# [TO DO]
From the listing below, return each line that includes "diagram".

# [GIVEN RECORDS]
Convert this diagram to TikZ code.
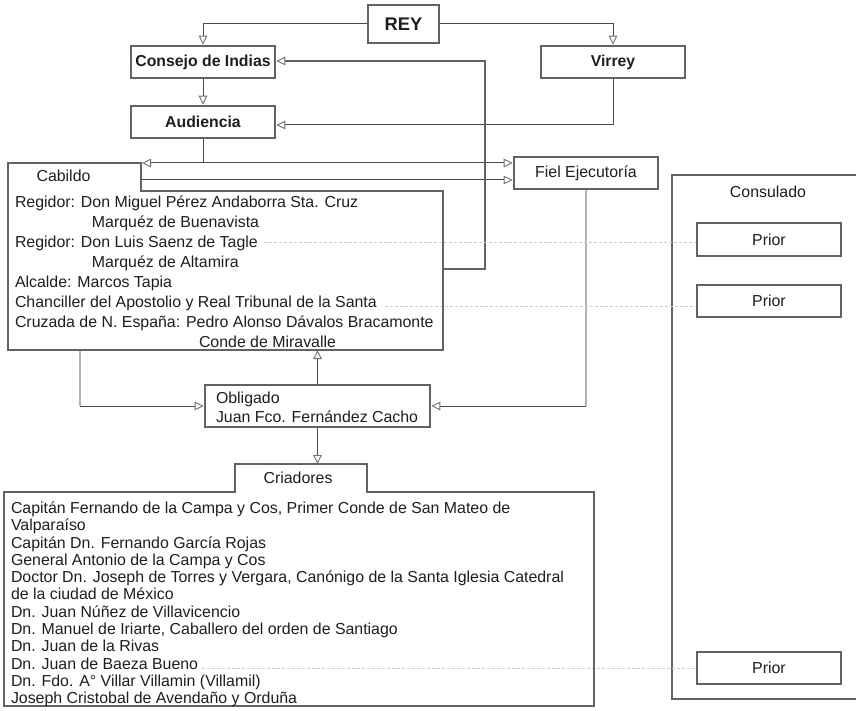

==

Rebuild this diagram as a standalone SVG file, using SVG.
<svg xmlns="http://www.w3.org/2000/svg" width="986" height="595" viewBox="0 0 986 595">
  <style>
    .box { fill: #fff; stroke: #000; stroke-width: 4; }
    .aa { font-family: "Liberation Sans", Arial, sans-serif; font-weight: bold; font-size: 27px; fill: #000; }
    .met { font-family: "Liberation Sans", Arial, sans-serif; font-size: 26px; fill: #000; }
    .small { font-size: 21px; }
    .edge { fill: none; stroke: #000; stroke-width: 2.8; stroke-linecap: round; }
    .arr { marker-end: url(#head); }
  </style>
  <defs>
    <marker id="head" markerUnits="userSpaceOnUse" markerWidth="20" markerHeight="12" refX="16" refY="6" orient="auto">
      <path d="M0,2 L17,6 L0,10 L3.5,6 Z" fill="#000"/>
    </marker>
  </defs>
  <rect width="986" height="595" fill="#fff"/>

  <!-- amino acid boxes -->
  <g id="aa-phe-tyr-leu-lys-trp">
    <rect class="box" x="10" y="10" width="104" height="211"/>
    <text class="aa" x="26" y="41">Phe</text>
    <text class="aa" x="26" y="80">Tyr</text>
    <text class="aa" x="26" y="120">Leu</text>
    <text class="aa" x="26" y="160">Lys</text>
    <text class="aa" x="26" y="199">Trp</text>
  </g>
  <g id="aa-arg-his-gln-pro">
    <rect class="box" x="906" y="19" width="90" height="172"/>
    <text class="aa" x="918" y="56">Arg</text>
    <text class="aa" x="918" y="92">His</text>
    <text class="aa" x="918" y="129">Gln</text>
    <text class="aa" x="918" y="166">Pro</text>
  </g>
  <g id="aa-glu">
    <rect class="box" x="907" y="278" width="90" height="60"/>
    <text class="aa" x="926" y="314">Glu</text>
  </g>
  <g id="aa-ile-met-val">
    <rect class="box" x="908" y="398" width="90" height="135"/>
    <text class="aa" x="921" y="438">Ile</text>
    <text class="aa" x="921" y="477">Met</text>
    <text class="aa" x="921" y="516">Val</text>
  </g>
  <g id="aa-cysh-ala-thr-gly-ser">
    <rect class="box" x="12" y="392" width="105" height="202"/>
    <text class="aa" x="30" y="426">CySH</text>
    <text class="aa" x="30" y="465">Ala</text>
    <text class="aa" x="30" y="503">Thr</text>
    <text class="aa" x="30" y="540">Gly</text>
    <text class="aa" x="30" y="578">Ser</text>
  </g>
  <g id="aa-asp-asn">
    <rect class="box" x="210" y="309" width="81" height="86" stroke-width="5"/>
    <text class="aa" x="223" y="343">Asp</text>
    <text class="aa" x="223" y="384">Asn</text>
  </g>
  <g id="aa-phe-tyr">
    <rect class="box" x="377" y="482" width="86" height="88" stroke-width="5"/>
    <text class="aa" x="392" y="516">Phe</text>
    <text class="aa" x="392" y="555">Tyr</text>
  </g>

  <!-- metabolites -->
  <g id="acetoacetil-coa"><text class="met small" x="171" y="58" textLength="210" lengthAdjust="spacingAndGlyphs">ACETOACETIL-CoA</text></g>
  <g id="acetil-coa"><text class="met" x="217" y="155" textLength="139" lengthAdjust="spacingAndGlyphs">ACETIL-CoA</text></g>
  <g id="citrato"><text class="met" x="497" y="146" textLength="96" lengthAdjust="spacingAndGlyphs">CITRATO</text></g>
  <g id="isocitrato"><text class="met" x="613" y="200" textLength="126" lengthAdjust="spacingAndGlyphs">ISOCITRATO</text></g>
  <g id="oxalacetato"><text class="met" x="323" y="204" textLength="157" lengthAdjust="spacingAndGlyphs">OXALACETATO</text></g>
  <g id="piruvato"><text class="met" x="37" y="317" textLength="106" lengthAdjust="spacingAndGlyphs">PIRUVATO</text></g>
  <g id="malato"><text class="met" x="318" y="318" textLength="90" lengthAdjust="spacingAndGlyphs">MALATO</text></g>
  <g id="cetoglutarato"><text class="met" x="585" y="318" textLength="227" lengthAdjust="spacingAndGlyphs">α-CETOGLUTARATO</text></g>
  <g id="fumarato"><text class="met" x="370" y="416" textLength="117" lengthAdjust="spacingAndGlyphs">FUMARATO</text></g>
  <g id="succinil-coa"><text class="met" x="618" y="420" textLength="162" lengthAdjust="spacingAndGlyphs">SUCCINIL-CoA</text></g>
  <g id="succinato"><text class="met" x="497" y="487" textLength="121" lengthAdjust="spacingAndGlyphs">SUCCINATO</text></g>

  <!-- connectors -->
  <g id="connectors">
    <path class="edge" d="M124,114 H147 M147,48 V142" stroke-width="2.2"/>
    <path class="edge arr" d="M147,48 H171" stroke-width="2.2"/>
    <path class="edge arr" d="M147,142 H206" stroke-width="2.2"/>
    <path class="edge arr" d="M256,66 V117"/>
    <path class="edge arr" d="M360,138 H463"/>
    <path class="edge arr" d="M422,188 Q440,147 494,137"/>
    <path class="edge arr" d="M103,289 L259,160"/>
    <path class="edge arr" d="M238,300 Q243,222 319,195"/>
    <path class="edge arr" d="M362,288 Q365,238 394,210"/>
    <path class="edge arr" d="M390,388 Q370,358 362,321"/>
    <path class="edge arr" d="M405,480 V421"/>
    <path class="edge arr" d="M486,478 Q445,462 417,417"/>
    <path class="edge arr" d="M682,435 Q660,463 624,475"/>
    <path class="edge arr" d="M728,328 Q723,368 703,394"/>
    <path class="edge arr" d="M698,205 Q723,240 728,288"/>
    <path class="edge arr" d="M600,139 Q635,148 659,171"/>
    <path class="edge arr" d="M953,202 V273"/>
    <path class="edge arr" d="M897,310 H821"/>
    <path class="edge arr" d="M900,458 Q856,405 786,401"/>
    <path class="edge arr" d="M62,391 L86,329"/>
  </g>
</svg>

# [EXERCISE ANSWER]
Convert this diagram to TikZ code.
Rebuild this diagram as a standalone SVG file, using SVG.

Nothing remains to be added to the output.